Looking beyond the man we can see three of Eugène’s blue landscapes.* At the time of Eugène painting Knut – his Naked Youth – in that doorway these paintings were all unsold. From this can we deduce that the paintings were in Eugène’s studio, and that the room that we see beyond the naked youth is a part of the studio too?
Can I read the man with the raised and wide spread arms as symbolically blocking the way back to landscape painting?

  • * Top left, top right, bottom right: Mille reflets [A Thousand Reflections] 1903, this canvas was unsold at the time of Eugène’s death. Motiv från Timmermansgatan/Trapparna på Timmersmansgatan [Motif from Timmermansgatan/The steps on Timmermansgatan] 1899, was purchased by the National Museum directly from the studio in 1910. Soluppgång över taken/Solnedgång [Sunrise Over the Roofs/Sunset] 1903, was given to the National Museum by a group of ’art friends’ (konstvänner) in 1915. I found different titles for the same paintings in different books/catalogues. The most intriguing is sunrise/sunset – such different times of the day. Surely sunrise is out of keeping with the Eugène’s preference for evening scenes … ?
  • The painting I have been referring to as simply Naked Youth is titled Naked Youth in Doorway [Naken yngling vid dörrpost] in Nils G Wallin’s 1920 publication on Jansson’s paintings for Sweden’s Public Art Association [Sveriges Allmänna Konstförening: SAK].

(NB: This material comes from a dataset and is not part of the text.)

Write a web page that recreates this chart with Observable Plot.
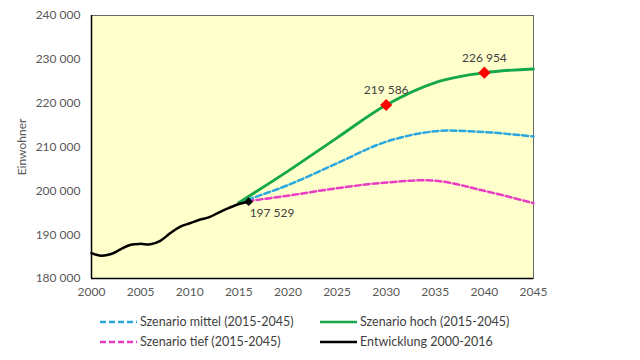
<!DOCTYPE html>
<html><head><meta charset="utf-8">
<script src="https://cdn.jsdelivr.net/npm/d3@7"></script>
<script src="https://cdn.jsdelivr.net/npm/@observablehq/plot@0.6"></script>
<style>
body{margin:0;background:#fff;font-family:Lato,"Open Sans",sans-serif;}
#wrap{position:relative;width:640px;height:360px;}
#legend{position:absolute;left:0;top:310px;width:640px;font-size:12.5px;color:#404040;}
.item{position:absolute;display:flex;align-items:center;white-space:nowrap;}
.item svg{margin-right:3px;}
</style></head><body>
<div id="wrap"><div id="chart"></div><div id="legend"></div></div>
<script>
const histYears = [2000,2001,2002,2003,2004,2005,2006,2007,2008,2009,2010,2011,2012,2013,2014,2015,2016];
const histValues = [185800,185200,185600,186700,187700,187900,187800,188600,190300,191800,192600,193400,194000,195100,196100,197000,197529];
const scenYears = [2015,2020,2025,2030,2035,2040,2045];
const hochValues = [197300,204500,212100,219586,224700,226954,227800];
const mittelValues = [197300,201300,206300,211200,213600,213400,212400];
const tiefValues = [197400,198900,200600,201900,202300,200000,197200];
const markYears = [2030,2040];
const markValues = [219586,226954];
const lastYear = 2016, lastValue = 197529;
const yTicks = [180000,190000,200000,210000,220000,230000,240000];
const xTicks = [2000,2005,2010,2015,2020,2025,2030,2035,2040,2045];
const seriesNames = ["Szenario mittel (2015-2045)","Szenario hoch (2015-2045)","Szenario tief (2015-2045)","Entwicklung 2000-2016"];
const seriesColors = ["#2AA7DE","#14A84A","#E93CC4","#000000"];
const seriesDash = ["6,3",null,"6,3",null];

const fmt = d => d3.format(",")(d).replace(/,/g," ");
const hist = histYears.map((x,i)=>({x,y:histValues[i]}));
const mk = arr => scenYears.map((x,i)=>({x,y:arr[i]}));
const marks = markYears.map((x,i)=>({x,y:markValues[i]}));

const chart = Plot.plot({
  width:640, height:300,
  marginLeft:91, marginRight:107, marginTop:15, marginBottom:22,
  style:{fontFamily:"Lato, 'Open Sans', sans-serif", fontSize:"12px", color:"#595959", background:"transparent"},
  x:{domain:[2000,2045], ticks:xTicks, tickFormat:d=>String(d), tickSize:0, tickPadding:9, label:null},
  y:{domain:[180000,240000], ticks:yTicks, tickFormat:fmt, tickSize:0, tickPadding:11, label:"Einwohner", labelAnchor:"center", labelArrow:"none", labelOffset:74},
  marks:[
    Plot.frame({fill:"#FFFFCC", stroke:"#666", strokeWidth:1}),
    Plot.ruleX([2000],{stroke:"#000",strokeWidth:1.5}),
    Plot.ruleY([180000],{stroke:"#000",strokeWidth:1.5}),
    Plot.line(mk(tiefValues),{x:"x",y:"y",stroke:seriesColors[2],strokeWidth:2.5,strokeDasharray:"6,3",curve:"catmull-rom"}),
    Plot.line(mk(mittelValues),{x:"x",y:"y",stroke:seriesColors[0],strokeWidth:2.5,strokeDasharray:"6,3",curve:"catmull-rom"}),
    Plot.line(mk(hochValues),{x:"x",y:"y",stroke:seriesColors[1],strokeWidth:2.8,curve:"catmull-rom"}),
    Plot.line(hist,{x:"x",y:"y",stroke:"#000",strokeWidth:2.5,curve:"catmull-rom"}),
    Plot.dot(marks,{x:"x",y:"y",symbol:"diamond2",r:5.5,fill:"#FF0000",stroke:"none"}),
    Plot.dot([{x:lastYear,y:lastValue}],{x:"x",y:"y",symbol:"diamond2",r:4,fill:"#000",stroke:"none"}),
    Plot.text(marks,{x:"x",y:"y",text:d=>fmt(d.y),dy:-15,fill:"#404040",fontSize:12}),
    Plot.text([{x:lastYear,y:lastValue}],{x:"x",y:"y",text:d=>fmt(d.y),dx:1,dy:11,textAnchor:"start",fill:"#404040",fontSize:12})
  ]
});
document.getElementById("chart").appendChild(chart);

const pos = [[100,12],[320,12],[100,32],[320,32]];
const leg = document.getElementById("legend");
seriesNames.forEach((n,i)=>{
  const d = document.createElement("div");
  d.className="item";
  d.style.left=pos[i][0]+"px"; d.style.top=(pos[i][1]-8)+"px";
  const dash = seriesDash[i] ? `stroke-dasharray="${seriesDash[i]}"` : "";
  d.innerHTML = `<svg width="37" height="6"><line x1="0" y1="3" x2="37" y2="3" stroke="${seriesColors[i]}" stroke-width="2.5" ${dash}/></svg><span>${n}</span>`;
  leg.appendChild(d);
});
</script></body></html>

Naked Youth was exhibited at Verdandi in Uppsala. Verdandi is one of many student associations in the university town of Uppsala. The association was founded in 1882.  The association is still active and is interested in ideas around radical humanism. Have I perhaps found a group who I could involve in a discussion/event in conjunction with my show at the Artists’ Club next year?  I wonder if Verdandi is in the same building as it was in 1907?  Do they have an archive?


There appears to be an exhibition catalogue registered at the Royal Library in Stockholm.



I was accurate in my prediction that I would not make it to the studio this week.